Clara Barton, the founder of the American Red Cross, knew how to heal the wounded, but surfing the web was probably not something she did often, especially considering she died in 1912. Well, fortunately for us, the modern day web surfers of the world, the Park Service has set up a new online exhibit which provides an interactive look at her home in Glenn Echo. The entrance to the virtual home tour can be found here:
The program is operated using Flash technology. It includes 360 degree photography of nearly every room of the house, extra photos of detail pieces in the house, and additional information about some of the objects in the photos. There is another segment of the tour aimed at school-aged kids which provides a self-test type application, which will eventually be folded into a curriculum-based program for teachers. As described in the Park Service release,
This new program is designed to engage school children and general audiences in the story of Clara Barton and the American Red Cross (ARC). Audiences can experience and view the offices, supply rooms, and living quarters as if they were actually in the home. In some ways, on-line audiences experience the home and its collection in even more detail. Users can "enter" 15 restored rooms and spaces and experience a complete 360-degree view with the use of a computer mouse. Within the rooms and hallways, users can view historic photographs, documents and objects, as well as click on hot-links and listen to simulated audio clips of Miss Barton's "voice."

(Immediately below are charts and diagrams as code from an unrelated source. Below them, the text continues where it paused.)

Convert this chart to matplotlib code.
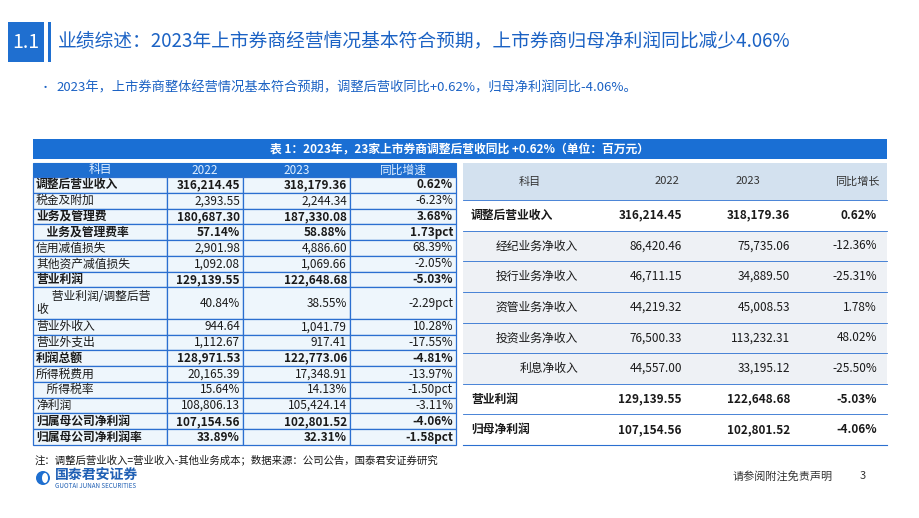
import matplotlib
matplotlib.use("Agg")
import matplotlib.pyplot as plt
from matplotlib.patches import Rectangle, Ellipse

plt.rcParams['font.family'] = ['Noto Sans CJK SC', 'DejaVu Sans']

# ---------------- data ----------------
left_header = ["科目", "2022", "2023", "同比增速"]
left_items = ["调整后营业收入", "税金及附加", "业务及管理费", "业务及管理费率", "信用减值损失",
              "其他资产减值损失", "营业利润", "营业利润/调整后营\n收", "营业外收入", "营业外支出",
              "利润总额", "所得税费用", "所得税率", "净利润", "归属母公司净利润", "归属母公司净利润率"]
left_2022 = ["316,214.45", "2,393.55", "180,687.30", "57.14%", "2,901.98", "1,092.08", "129,139.55",
             "40.84%", "944.64", "1,112.67", "128,971.53", "20,165.39", "15.64%", "108,806.13",
             "107,154.56", "33.89%"]
left_2023 = ["318,179.36", "2,244.34", "187,330.08", "58.88%", "4,886.60", "1,069.66", "122,648.68",
             "38.55%", "1,041.79", "917.41", "122,773.06", "17,348.91", "14.13%", "105,424.14",
             "102,801.52", "32.31%"]
left_yoy = ["0.62%", "-6.23%", "3.68%", "1.73pct", "68.39%", "-2.05%", "-5.03%", "-2.29pct",
            "10.28%", "-17.55%", "-4.81%", "-13.97%", "-1.50pct", "-3.11%", "-4.06%", "-1.58pct"]
left_bold = [1, 0, 1, 1, 0, 0, 1, 0, 0, 0, 1, 0, 0, 0, 1, 1]
left_indent = [0, 0, 0, 1, 0, 0, 0, 1, 0, 0, 0, 0, 1, 0, 0, 0]
left_rowh = [1, 1, 1, 1, 1, 1, 1, 2, 1, 1, 1, 1, 1, 1, 1, 1]

right_header = ["科目", "2022", "2023", "同比增长"]
right_items = ["调整后营业收入", "经纪业务净收入", "投行业务净收入", "资管业务净收入",
               "投资业务净收入", "利息净收入", "营业利润", "归母净利润"]
right_2022 = ["316,214.45", "86,420.46", "46,711.15", "44,219.32", "76,500.33", "44,557.00",
              "129,139.55", "107,154.56"]
right_2023 = ["318,179.36", "75,735.06", "34,889.50", "45,008.53", "113,232.31", "33,195.12",
              "122,648.68", "102,801.52"]
right_yoy = ["0.62%", "-12.36%", "-25.31%", "1.78%", "48.02%", "-25.50%", "-5.03%", "-4.06%"]
right_bold = [1, 0, 0, 0, 0, 0, 1, 1]

title = "业绩综述：2023年上市券商经营情况基本符合预期，上市券商归母净利润同比减少4.06%"
bullet = "2023年，上市券商整体经营情况基本符合预期，调整后营收同比+0.62%，归母净利润同比-4.06%。"
caption = "表 1：2023年，23家上市券商调整后营收同比 +0.62%（单位：百万元）"
note = "注：调整后营业收入=营业收入-其他业务成本；数据来源：公司公告，国泰君安证券研究"

# ---------------- drawing ----------------
W, H = 920, 518
fig = plt.figure(figsize=(9.2, 5.18), dpi=100)
ax = fig.add_axes([0, 0, 1, 1])
ax.set_xlim(0, W)
ax.set_ylim(H, 0)
ax.axis('off')

BLUE = "#1b62c4"
DARK = "#1a1a1a"

def rect(x, y, w, h, fc, ec="none", lw=0.8, z=1):
    ax.add_patch(Rectangle((x, y), w, h, facecolor=fc, edgecolor=ec, lw=lw, zorder=z))

def txt(x, y, s, size=8.5, color=DARK, ha="left", bold=False, **kw):
    ax.text(x, y, s, fontsize=size, color=color, ha=ha, va="center",
            fontweight="bold" if bold else "normal", **kw)

# header
rect(8, 22, 36, 40, "#1f6fd0")
txt(26, 42, "1.1", size=14, color="white", ha="center")
rect(48, 22, 3, 40, "#1f6fd0")
txt(58, 42, title, size=13.5, color=BLUE)
txt(40, 88, "•", size=8, color=BLUE)
txt(56, 88, bullet, size=9.5, color=BLUE)

# caption bar
rect(33, 139, 854, 20, "#1a6fd4")
txt(460, 149, caption, size=8.5, color="white", ha="center", bold=True)

# left table
lx = [33, 167, 243, 350, 456]
top = 163
hh = 14
rect(lx[0], top, lx[-1] - lx[0], hh, "#1f6fd0", ec="#1f6fd0")
for i, h in enumerate(left_header):
    txt((lx[i] + lx[i + 1]) / 2, top + hh / 2, h, size=8.5, color="#dfeeff", ha="center")
y = top + hh
unit = (445 - y) / sum(left_rowh)
for i in range(len(left_items)):
    rh = unit * left_rowh[i]
    for c in range(4):
        rect(lx[c], y, lx[c + 1] - lx[c], rh, "#eef6fc", ec="#2b6fd0", lw=0.9)
    b = bool(left_bold[i])
    lab = left_items[i]
    if left_indent[i]:
        lab = "    " + lab if "\n" not in lab else "      " + lab
    txt(lx[0] + 3, y + rh / 2, lab, size=8.5, bold=b, linespacing=1.0)
    txt(lx[2] - 3, y + rh / 2, left_2022[i], size=8.5, ha="right", bold=b)
    txt(lx[3] - 3, y + rh / 2, left_2023[i], size=8.5, ha="right", bold=b)
    txt(lx[4] - 3, y + rh / 2, left_yoy[i], size=8.5, ha="right", bold=b)
    y += rh

# right table
rx0, rx1 = 463, 887
rtop, hh2 = 163, 37
rect(rx0, rtop, rx1 - rx0, hh2, "#d3e1ef")
centers = [530, 667, 748, 857]
for c, h in zip(centers, right_header):
    txt(c, rtop + hh2 / 2, h, size=8, ha="center", color="#333333")
y = rtop + hh2
rrh = (445 - y) / len(right_items)
for i in range(len(right_items)):
    b = bool(right_bold[i])
    rect(rx0, y, rx1 - rx0, rrh, "white" if b else "#eef1f5")
    ax.plot([rx0, rx1], [y, y], color="#2b6fd0", lw=0.6, zorder=2)
    if b:
        txt(rx0 + 8, y + rrh / 2, right_items[i], size=8.5, bold=True)
    else:
        txt(578, y + rrh / 2, right_items[i], size=8.5, ha="right")
    txt(682, y + rrh / 2, right_2022[i], size=8.5, ha="right", bold=b)
    txt(790, y + rrh / 2, right_2023[i], size=8.5, ha="right", bold=b)
    txt(877, y + rrh / 2, right_yoy[i], size=8.5, ha="right", bold=b)
    y += rrh
ax.plot([rx0, rx1], [y, y], color="#2b6fd0", lw=0.8, zorder=2)

# footer
txt(35, 460, note, size=7.5, style="italic")
ax.add_patch(Ellipse((43, 478), 14, 14, facecolor="#1f6fd0", zorder=2))
ax.add_patch(Ellipse((45, 478), 6, 10, facecolor="white", zorder=3))
txt(55, 475, "国泰君安证券", size=10, color="#1f5fb4", bold=True)
txt(55, 486, "GUOTAI JUNAN SECURITIES", size=4.5, color="#1f5fb4")
txt(733, 476, "请参阅附注免责声明", size=8, color="#333333")
txt(860, 476, "3", size=8, color="#333333")

fig.savefig("out.png", dpi=100)
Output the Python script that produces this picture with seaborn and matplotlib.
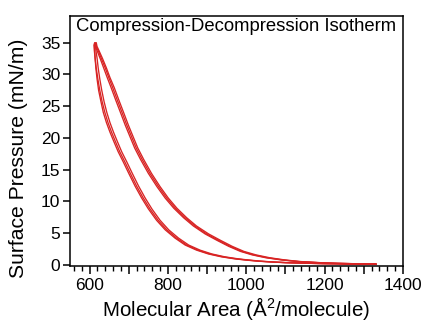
import numpy as np
import pandas as pd
import seaborn as sns
import matplotlib
matplotlib.use("Agg")
import matplotlib.pyplot as plt
from matplotlib.ticker import FixedLocator, MultipleLocator, FixedFormatter

# ---- data ----
comp_pressure = [0.1, 0.15, 0.22, 0.33, 0.5, 0.75, 1.1, 1.55, 2.1, 2.9, 3.85, 4.85, 6.1, 7.4, 8.9,
                 10.5, 12.3, 14.4, 16.6, 18.4, 20.2, 22.0, 23.8, 25.9, 27.9, 29.5, 31.0, 32.5, 33.6, 34.4, 35.0]
c1_comp_area = [1330, 1280, 1230, 1180, 1130, 1090, 1050, 1015, 985, 955, 925, 895, 865, 840, 815,
                793, 772, 750, 730, 715, 703, 691, 680, 667, 655, 645, 636, 627, 620, 615, 613]
c2_comp_area = [1328, 1282, 1233, 1184, 1134, 1094, 1054, 1019, 989, 959, 929, 899, 869, 844, 819,
                797, 776, 754, 734, 719, 707, 695, 684, 671, 659, 649, 640, 630, 623, 617, 615]
c3_comp_area = [1332, 1285, 1237, 1188, 1139, 1099, 1060, 1025, 994, 964, 934, 904, 873, 848, 823,
                801, 780, 758, 738, 723, 711, 699, 688, 675, 663, 652, 643, 633, 625, 619, 617]

dec_pressure = [35.0, 34.6, 33.8, 32.6, 31.0, 29.3, 27.5, 25.7, 24.0, 22.4, 20.9, 19.4, 17.8, 16.2, 14.4,
                12.4, 10.5, 8.8, 7.0, 5.5, 4.2, 3.1, 2.3, 1.7, 1.25, 0.92, 0.72, 0.55, 0.42, 0.33,
                0.24, 0.17, 0.12, 0.1]
c1_dec_area = [613, 611, 612, 614, 617, 621, 626, 632, 639, 647, 656, 666, 677, 690, 704,
               720, 737, 754, 775, 797, 822, 848, 877, 907, 940, 975, 1005, 1035, 1070, 1100,
               1150, 1200, 1260, 1330]
c2_dec_area = [615, 613, 613, 614, 616, 619, 623, 629, 635, 643, 652, 662, 673, 686, 700,
               716, 733, 750, 771, 793, 818, 844, 873, 903, 936, 971, 1001, 1032, 1067, 1098,
               1148, 1198, 1258, 1328]
c3_dec_area = [617, 615, 616, 619, 622, 626, 631, 637, 644, 652, 661, 671, 682, 695, 709,
               725, 742, 759, 780, 802, 827, 853, 882, 912, 945, 980, 1010, 1040, 1074, 1104,
               1153, 1203, 1262, 1332]

x_ticks = [600, 700, 800, 900, 1000, 1100, 1200, 1300, 1400]
x_tick_labels = ["600", "", "800", "", "1000", "", "1200", "", "1400"]
y_ticks = [0, 5, 10, 15, 20, 25, 30, 35]

title = "Compression-Decompression Isotherm"
y_label = "Surface Pressure (mN/m)"
x_label = "Molecular Area (Å$\\mathregular{^2}$/molecule)"

# ---- build table ----
rows = []
cycles = [(c1_comp_area, c1_dec_area), (c2_comp_area, c2_dec_area), (c3_comp_area, c3_dec_area)]
for ci, (ca, da) in enumerate(cycles):
    k = 0
    for a, p in zip(ca, comp_pressure):
        rows.append((ci, k, a, p)); k += 1
    for a, p in zip(da, dec_pressure):
        rows.append((ci, k, a, p)); k += 1
df = pd.DataFrame(rows, columns=["cycle", "order", "area", "pressure"])

sns.set_style("ticks")
plt.rcParams["font.family"] = ["Liberation Sans", "DejaVu Sans"]
plt.rcParams["mathtext.fontset"] = "custom"
plt.rcParams["mathtext.rm"] = "Liberation Sans"
for k in ["text.color", "axes.labelcolor", "xtick.color", "ytick.color", "axes.edgecolor"]:
    plt.rcParams[k] = "black"

fig = plt.figure(figsize=(4.24, 3.23), dpi=100)
ax = fig.add_axes([70/424, 1-266/323, (403-70)/424, (266-16)/323])

red = "#d82424"
sns.lineplot(data=df, x="area", y="pressure", units="cycle", estimator=None,
             sort=False, color=red, lw=0.95, ax=ax)

ax.set_xlim(550, 1400)
ax.set_ylim(-0.2, 39.2)

ax.xaxis.set_major_locator(FixedLocator(x_ticks))
ax.xaxis.set_major_formatter(FixedFormatter(x_tick_labels))
ax.xaxis.set_minor_locator(MultipleLocator(20))
ax.yaxis.set_major_locator(FixedLocator(y_ticks))
ax.set_yticklabels([str(v) for v in y_ticks])

for s in ax.spines.values():
    s.set_linewidth(1.1)
    s.set_color("black")
ax.tick_params(axis="x", which="major", length=6, width=1.1, labelsize=12.5, pad=3, colors="black")
ax.tick_params(axis="x", which="minor", length=3.5, width=1.0, colors="black")
ax.tick_params(axis="y", which="major", length=5, width=1.1, labelsize=12.5, pad=2, colors="black")
ax.tick_params(top=False, right=False, which="both")

ax.set_xlabel(x_label, fontsize=14.8, color="black", labelpad=1)
ax.set_ylabel(y_label, fontsize=15.2, color="black")
ax.yaxis.set_label_coords(-0.127, 0.43)

ax.text(0.5, 0.99, title, transform=ax.transAxes, ha="center", va="top", fontsize=13.3, color="black")

fig.savefig("out.png", dpi=100)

As far as house tours go, it is good. I learned a thing or two about Clara Barton, and enjoyed some of the audio elements as well as the overall production value of the tour. I have one big complaint though, the virtual tour wants to take over the whole screen. The script on the page resizes a browser window to its maximum size, blocking out all other windows on the screen. A very annoying behavior, and really, not unnecessary since the size of the main program was limited to just a small square in the center of the browser. But, don't let that stop you if you are at least a bit curious to learn about Barton and life with the Red Cross.